The supermarket company's quality assurance manager Jackie Healing told guests at the Rural Press Club in Brisbane last week that beef was the critical ingredient in driving more sales through its checkouts, currently standing at about 11 million transactions from the 14 million customers who enter Coles' 744 stores nationwide each week.
Ms Healing, who came to Coles from her UK base in similar roles with supermarket chain Sainsburys and food manufacturer Batchelors, said it had been part of her mission to revive the fortunes of Coles when she joined the Australian-owned company in 2006.
She said conditions were so bad at the ailing retailer of the time, burdened by debt and a dysfunctional board, that she was ashamed to admit where she worked.
"Coles was a mess. It was broken and it didn't deliver for consumers," she said.

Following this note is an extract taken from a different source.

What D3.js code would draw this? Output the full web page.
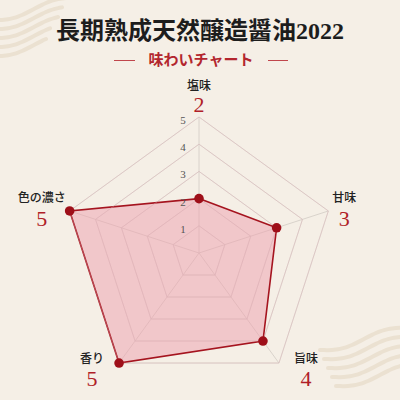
<!DOCTYPE html>
<html>
<head>
<meta charset="utf-8">
<script src="https://cdn.jsdelivr.net/npm/d3@7"></script>
<style>
  html, body { margin: 0; padding: 0; background: #f5efe6; }
  svg { display: block; }
</style>
</head>
<body>
<svg id="chart" width="400" height="400"></svg>
<script>
const axisNames = ['塩味', '甘味', '旨味', '香り', '色の濃さ']
const axisValues = [2, 3, 4, 5, 5]
const tickLevels = [1, 2, 3, 4, 5]

const width = 400, height = 400
const cx = 199, cy = 253
const maxR = 136

const svg = d3.select('#chart')

// background + faint wave decoration
svg.append('rect')
    .attr('width', width)
    .attr('height', height)
    .attr('fill', '#f5efe6')

const waves = svg.append('g')
    .attr('fill', 'none')
    .attr('stroke', '#ebe1d1')
    .attr('stroke-linecap', 'round')

const wave = (x0, y0, w, amp) => {
    const pts = d3.range(0, w + 1, 4).map(x => [x0 + x, y0 + Math.sin(x / 14) * amp - x * 0.25])
    return d3.line().curve(d3.curveBasis)(pts)
}
;[0, 9, 18, 27, 36].forEach((off, i) => {
    waves.append('path')
        .attr('d', wave(-10, 20 + off, 80 - i * 6, 4))
        .attr('stroke-width', 4)
})
;[0, 9, 18, 27, 36].forEach((off, i) => {
    waves.append('path')
        .attr('d', wave(320 + i * 4, 350 + off, 90 - i * 4, 4))
        .attr('stroke-width', 4)
})

// title
svg.append('text')
    .attr('x', 200)
    .attr('y', 39)
    .attr('text-anchor', 'middle')
    .attr('font-family', '"Liberation Serif", "Noto Sans CJK JP", serif')
    .attr('font-weight', 700)
    .attr('font-size', 24)
    .attr('fill', '#1d1d1d')
    .text('長期熟成天然醸造醤油2022')

svg.append('text')
    .attr('x', 201)
    .attr('y', 65)
    .attr('text-anchor', 'middle')
    .attr('font-family', '"Noto Sans CJK JP", sans-serif')
    .attr('font-weight', 700)
    .attr('font-size', 15)
    .attr('fill', '#b3262e')
    .text('味わいチャート')

svg.append('line').attr('x1', 114).attr('x2', 135).attr('y1', 60.5).attr('y2', 60.5)
    .attr('stroke', '#c0464c').attr('stroke-width', 1)
svg.append('line').attr('x1', 268).attr('x2', 288).attr('y1', 60.5).attr('y2', 60.5)
    .attr('stroke', '#c0464c').attr('stroke-width', 1)

// radar
const rScale = d3.scaleLinear().domain([0, 5]).range([0, maxR])
const angle = d3.scaleLinear().domain([0, axisNames.length]).range([0, 2 * Math.PI])

const point = (i, v) => {
    const a = angle(i)
    return [cx + Math.sin(a) * rScale(v), cy - Math.cos(a) * rScale(v)]
}

const radar = svg.append('g')

const ring = d3.lineRadial()
    .angle((d, i) => angle(i))
    .radius(d => rScale(d))
    .curve(d3.curveLinearClosed)

// grid rings
tickLevels.forEach(level => {
    radar.append('path')
        .attr('transform', `translate(${cx},${cy})`)
        .attr('d', ring(axisNames.map(() => level)))
        .attr('fill', 'none')
        .attr('stroke', '#d2ccc4')
        .attr('stroke-width', 0.8)
})

// spokes
axisNames.forEach((name, i) => {
    const [x, y] = point(i, 5)
    radar.append('line')
        .attr('x1', cx).attr('y1', cy)
        .attr('x2', x).attr('y2', y)
        .attr('stroke', '#d2ccc4')
        .attr('stroke-width', 0.8)
})

// data polygon
radar.append('path')
    .attr('transform', `translate(${cx},${cy})`)
    .attr('d', ring(axisValues))
    .attr('fill', '#ee9fae')
    .attr('fill-opacity', 0.5)
    .attr('stroke', '#a5141f')
    .attr('stroke-width', 1.6)

// inner grid visible through fill
tickLevels.forEach(level => {
    radar.append('path')
        .attr('transform', `translate(${cx},${cy})`)
        .attr('d', ring(axisNames.map(() => level)))
        .attr('fill', 'none')
        .attr('stroke', '#e2b3bb')
        .attr('stroke-width', 0.6)
        .attr('opacity', 0.6)
})

radar.selectAll('circle.dot')
    .data(axisValues)
    .enter()
    .append('circle')
    .attr('class', 'dot')
    .attr('cx', (d, i) => point(i, d)[0])
    .attr('cy', (d, i) => point(i, d)[1])
    .attr('r', 4.8)
    .attr('fill', '#9e0f19')

// tick labels along the top axis
radar.selectAll('text.tick')
    .data(tickLevels)
    .enter()
    .append('text')
    .attr('class', 'tick')
    .attr('x', cx - 16)
    .attr('y', d => cy - rScale(d) + 7)
    .attr('text-anchor', 'middle')
    .attr('font-family', '"Liberation Serif", serif')
    .attr('font-size', 11)
    .attr('fill', '#555')
    .text(d => d)

// axis labels and values
const labels = svg.append('g')
axisNames.forEach((name, i) => {
    const a = angle(i)
    const [vx, vy] = point(i, 5)
    const s = Math.sin(a), c = Math.cos(a)

    const nameText = labels.append('text')
        .attr('text-anchor', 'middle')
        .attr('font-family', '"Noto Sans CJK JP", sans-serif')
        .attr('font-weight', 500)
        .attr('font-size', 12)
        .attr('fill', '#222')
        .text(name)
    const w = nameText.node().getComputedTextLength()

    let lx, ly, ny
    if (Math.abs(s) < 0.1) {
        lx = vx; ly = vy - 27; ny = vy - 5
    } else if (c > 0) {
        lx = vx + Math.sign(s) * (4 + w / 2); ly = vy - 9; ny = vy + 15
    } else {
        lx = vx + Math.sign(s) * (15 + w / 2); ly = vy; ny = vy + 23
    }

    nameText.attr('x', lx).attr('y', ly)

    labels.append('text')
        .attr('x', lx)
        .attr('y', ny)
        .attr('text-anchor', 'middle')
        .attr('font-family', '"Liberation Serif", serif')
        .attr('font-size', 22)
        .attr('fill', '#b01e28')
        .text(axisValues[i])
})
</script>
</body>
</html>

"It was in a spiral of decline, where it was continually in a cycle of losing customers and would therefore cut costs by downgrading quality, which in turn just drove more customers out the door and then the cycle would start again.
"We call this the 'doom loop'."
Under the guidance of new owner Wesfarmers from 2007, Coles is now the world's fastest growing retailer, employing 100,000 people, offering 40,000 individual items for sale and registering as the second most recognised brand in Australia behind Apple computers.

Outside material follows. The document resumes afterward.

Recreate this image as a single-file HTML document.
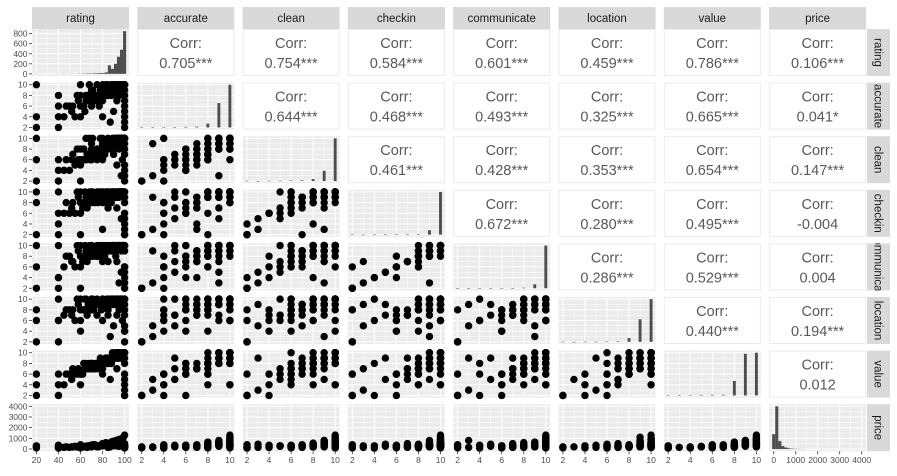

The key to the turnaround, Ms Healing said, was the supermarket's beef offer as the primary protein meal item, which then extends to other fresh food items.

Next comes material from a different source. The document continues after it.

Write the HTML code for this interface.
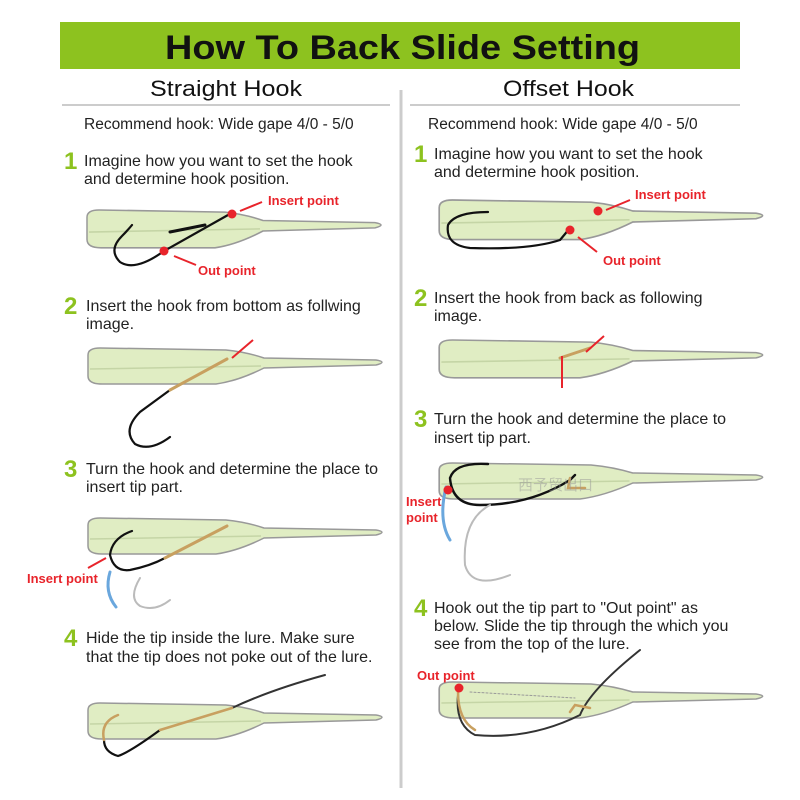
<!DOCTYPE html>
<html><head><meta charset="utf-8"><style>
body{margin:0;background:#fff;}
svg{display:block;font-family:"Liberation Sans",sans-serif;}
</style></head><body>
<svg width="800" height="800" viewBox="0 0 800 800">
<defs>
<g id="lure">
<path d="M2,7 Q2,0 14,0 L140,2 Q160,4 178,10 L290,12 Q302,14 290,17 L178,20 Q152,33 130,36 L16,36 Q2,36 2,28 Z" fill="#e0edc3" stroke="#999" stroke-width="1.5"/>
<path d="M4,21 L175,18" stroke="#c5d5a6" stroke-width="1.5" fill="none"/>
</g>
</defs>
<rect x="60" y="22" width="680" height="47" fill="#8dc21f"/>
<text x="165" y="59" textLength="475" lengthAdjust="spacingAndGlyphs" font-size="34" font-weight="bold" fill="#111">How To Back Slide Setting</text>
<text x="150" y="96" textLength="152" lengthAdjust="spacingAndGlyphs" font-size="22" fill="#111">Straight Hook</text>
<text x="503" y="96" textLength="131" lengthAdjust="spacingAndGlyphs" font-size="22" fill="#111">Offset Hook</text>
<line x1="62" y1="105" x2="390" y2="105" stroke="#bbb" stroke-width="1.5"/>
<line x1="410" y1="105" x2="740" y2="105" stroke="#bbb" stroke-width="1.5"/>
<line x1="401" y1="90" x2="401" y2="788" stroke="#ccc" stroke-width="3"/>
<g font-size="16" fill="#222">
<text x="84" y="129" font-size="15.5">Recommend hook: Wide gape 4/0 - 5/0</text>
<text x="428" y="129" font-size="15.5">Recommend hook: Wide gape 4/0 - 5/0</text>
<text x="84" y="166">Imagine how you want to set the hook</text>
<text x="84" y="184">and determine hook position.</text>
<text x="86" y="311">Insert the hook from bottom as follwing</text>
<text x="86" y="329">image.</text>
<text x="86" y="474">Turn the hook and determine the place to</text>
<text x="86" y="492">insert tip part.</text>
<text x="86" y="643">Hide the tip inside the lure. Make sure</text>
<text x="86" y="662">that the tip does not poke out of the lure.</text>
<text x="434" y="159">Imagine how you want to set the hook</text>
<text x="434" y="177">and determine hook position.</text>
<text x="434" y="303">Insert the hook from back as following</text>
<text x="434" y="321">image.</text>
<text x="434" y="424">Turn the hook and determine the place to</text>
<text x="434" y="443">insert tip part.</text>
<text x="434" y="613">Hook out the tip part to "Out point" as</text>
<text x="434" y="631">below. Slide the tip through the which you</text>
<text x="434" y="649">see from the top of the lure.</text>
</g>
<g font-size="24" font-weight="bold" fill="#8dc21f">
<text x="64" y="169">1</text><text x="64" y="314">2</text><text x="64" y="477">3</text><text x="64" y="646">4</text>
<text x="414" y="162">1</text><text x="414" y="306">2</text><text x="414" y="427">3</text><text x="414" y="616">4</text>
</g>
<use href="#lure" transform="translate(85,210) scale(1,1.05)"/>
<use href="#lure" transform="translate(86,348)"/>
<use href="#lure" transform="translate(86,518)"/>
<use href="#lure" transform="translate(86,703)"/>
<use href="#lure" transform="translate(437,200) scale(1.1,1.1)"/>
<use href="#lure" transform="translate(437,340) scale(1.1,1.05)"/>
<use href="#lure" transform="translate(437,463) scale(1.1,1.0)"/>
<use href="#lure" transform="translate(437,682) scale(1.1,1.0)"/>
<g fill="none" stroke-linecap="round">
<path d="M228,215 L164,251 Q135,272 120,262 Q108,250 122,236 Q128,230 132,225" stroke="#111" stroke-width="2.2"/>
<path d="M170,232 L205,225" stroke="#111" stroke-width="3"/>
<path d="M170,390 L140,412 Q122,430 135,444 Q150,452 170,437" stroke="#111" stroke-width="2.2"/>
<path d="M170,390 L227,359" stroke="#c8a060" stroke-width="3"/>
<path d="M132,531 Q112,538 110,555 Q114,572 130,570 Q150,566 165,558" stroke="#111" stroke-width="2.2"/>
<path d="M165,558 L227,526" stroke="#c8a060" stroke-width="3"/>
<path d="M140,578 Q128,598 140,606 Q155,612 170,600" stroke="#bbb" stroke-width="2"/>
<path d="M116,607 Q104,592 110,572" stroke="#6aa7dd" stroke-width="3"/>
<path d="M325,675 Q270,690 232,708" stroke="#333" stroke-width="2"/>
<path d="M160,730 Q130,752 118,756 Q104,752 104,740" stroke="#111" stroke-width="2.2"/>
<path d="M232,708 L160,730 M104,740 Q100,722 118,715" stroke="#c8a060" stroke-width="2.5"/>
<path d="M488,212 Q455,212 448,225 Q445,245 470,248 Q530,250 560,240 L570,228" stroke="#111" stroke-width="2.2"/>
<path d="M560,358 L590,348" stroke="#c8a060" stroke-width="3"/>
<path d="M488,464 Q455,462 450,478 Q452,505 480,505 Q530,505 570,480 L575,475" stroke="#111" stroke-width="2.4"/>
<path d="M570,478 L568,488 L585,488" stroke="#c8a060" stroke-width="2.5"/>
<path d="M490,505 Q462,520 465,565 Q472,590 510,575" stroke="#bbb" stroke-width="2"/>
<path d="M450,540 Q438,520 446,487" stroke="#6aa7dd" stroke-width="3"/>
<path d="M640,650 Q590,690 580,715 Q530,740 475,735 Q455,725 458,695" stroke="#333" stroke-width="2"/>
<path d="M458,692 Q458,720 475,730 M570,712 L575,705 L590,708" stroke="#c8a060" stroke-width="2.5"/>
<path d="M470,692 L575,698" stroke="#999" stroke-width="1" stroke-dasharray="2,2"/>
</g>
<g fill="#e8242b">
<circle cx="232" cy="214" r="4.5"/><circle cx="164" cy="251" r="4.5"/>
<circle cx="598" cy="211" r="4.5"/><circle cx="570" cy="230" r="4.5"/>
<circle cx="448" cy="490" r="4.5"/><circle cx="459" cy="688" r="4.5"/>
</g>
<g stroke="#e8242b" stroke-width="2" fill="none">
<path d="M262,202 L240,211"/><path d="M196,265 L174,256"/>
<path d="M253,340 L232,358"/><path d="M88,568 L106,558"/>
<path d="M630,200 L606,210"/><path d="M597,252 L578,237"/>
<path d="M604,336 L586,352 M562,356 L562,388"/>
</g>
<g font-size="13" font-weight="bold" fill="#e8242b">
<text x="268" y="205">Insert point</text>
<text x="198" y="275">Out point</text>
<text x="27" y="583">Insert point</text>
<text x="635" y="199">Insert point</text>
<text x="603" y="265">Out point</text>
<text x="406" y="506">Insert</text><text x="406" y="522">point</text>
<text x="417" y="680">Out point</text>
</g>
<text x="518" y="490" font-size="15" fill="#999" opacity="0.5" font-family="Noto Sans CJK SC,sans-serif">西予贸出口</text>
</svg>
</body></html>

"If you haven't got fresh quality beef, you don't have a proposition to offer people to entice them into your store," she said.
"We very much see beef as capturing the 'centre of the plate'. If you are able to capture the centre of the plate with beef, then you will capture the rest of the shopping basket, which per customer is worth about $85 to us."
While on the surface Coles' focus on beef as its key sales driver might spell good news for producers down the supply chain on-farm, the retailer is also sending some mixed signals about where it may take quality assurance in the future to meet the demands of its ever-expanding customer base.
As the accompanying image shown during Ms Healing's presentation demonstrates, Coles markets its products according to a prescribed 'hierarchy' of customer needs.
Among these are whether Coles can guarantee to its customers that the food it sells is safe and nutritious, has been ethically produced, and hasn't hurt people, animals or the environment in the process.
Ms Healing said the only way to deliver on that promise to customers was to know the intimate details of the whole supply chain, suggesting farmers might have to consider mounting closed circuit TV cameras on their farms so retailers could assure customers that their food had been humanely produced from paddock to plate.
Her stance was immediately applauded by Animals Australia activist Lyn White after the comments were reported in The Australian, but criticised by farm groups who called it an invasion of privacy and lacking common sense.
Ms Healing's comments sent Coles communications department into damage control, with the company quickly denouncing the idea but reaffirming its commitment to transparency in the supply chain.
Ms Healing also referred to Coles' involvement with the World Wildlife Fund (WWF), specifically in the Marine Stewardship program, an initiative run by the green activist organisation to impose production guidelines on suppliers of seafood to Coles in the name of environmental sustainability.
Earlier this year, WWF attracted attention for its Roundtable for Sustainable Beef Australia, which has garnered support from various corporate partners, all pivotal to the Australian beef industry supply chain.
Unlike major beef customer McDonald's, Coles is not a member of the beef roundtable, but does participate in another WWF roundtables, such as the roundtable for sustainable palm oil.
Author and Institute of Public Affairs director Tim Wilson said WWF was now active in trying to push supermarket chains into adopting more of its roundtable initiatives, particularly in the area of forestry products and beef.
"WWF is a very clever organisation that works with retailers to push these costs down the supply chain," Mr Wilson said.
"Coles is sending very strong messages that it is keen to push these changes and costs down the supply chain where most of the obligation and cost sits with the farmer at the end who has to pay for what supermarkets want, while at the other end supermarkets use the changes they've imposed in their brand positioning to leverage further sales."
Mr Wilson said Coles had already shown that it was prepared to heavily influence how beef was produced after its decision last year to ban the use of hormone growth promotants (HGPs) in cattle destined for its meat halls.
Producers maintain the ban is still costing them upwards of $30 per head in extra time for cattle on feed, a figure that's not likely to go down as grain prices continue to rise.
Ms Healing said the HGP-free position had been a winning formula for beef sales, bringing an estimated one million more customers to the category.
"It was a good decision and we're more than comfortable with it," she said.
"We don't see any need to change that model because it's worked very well for us."
Last week, figures released by MLA through Nielsen research showed Coles pegging back the market share lead of its main supermarket retail rival Woolworths, which positions its beef offer with the trademark of MSA eating quality assurance.
For the rolling quarter ended July 7, Coles increased 0.3pc to 26.5pc of all retail beef sales, compared to Woolworths' 30.2pc, a drop of 0.5pc since the last survey was taken.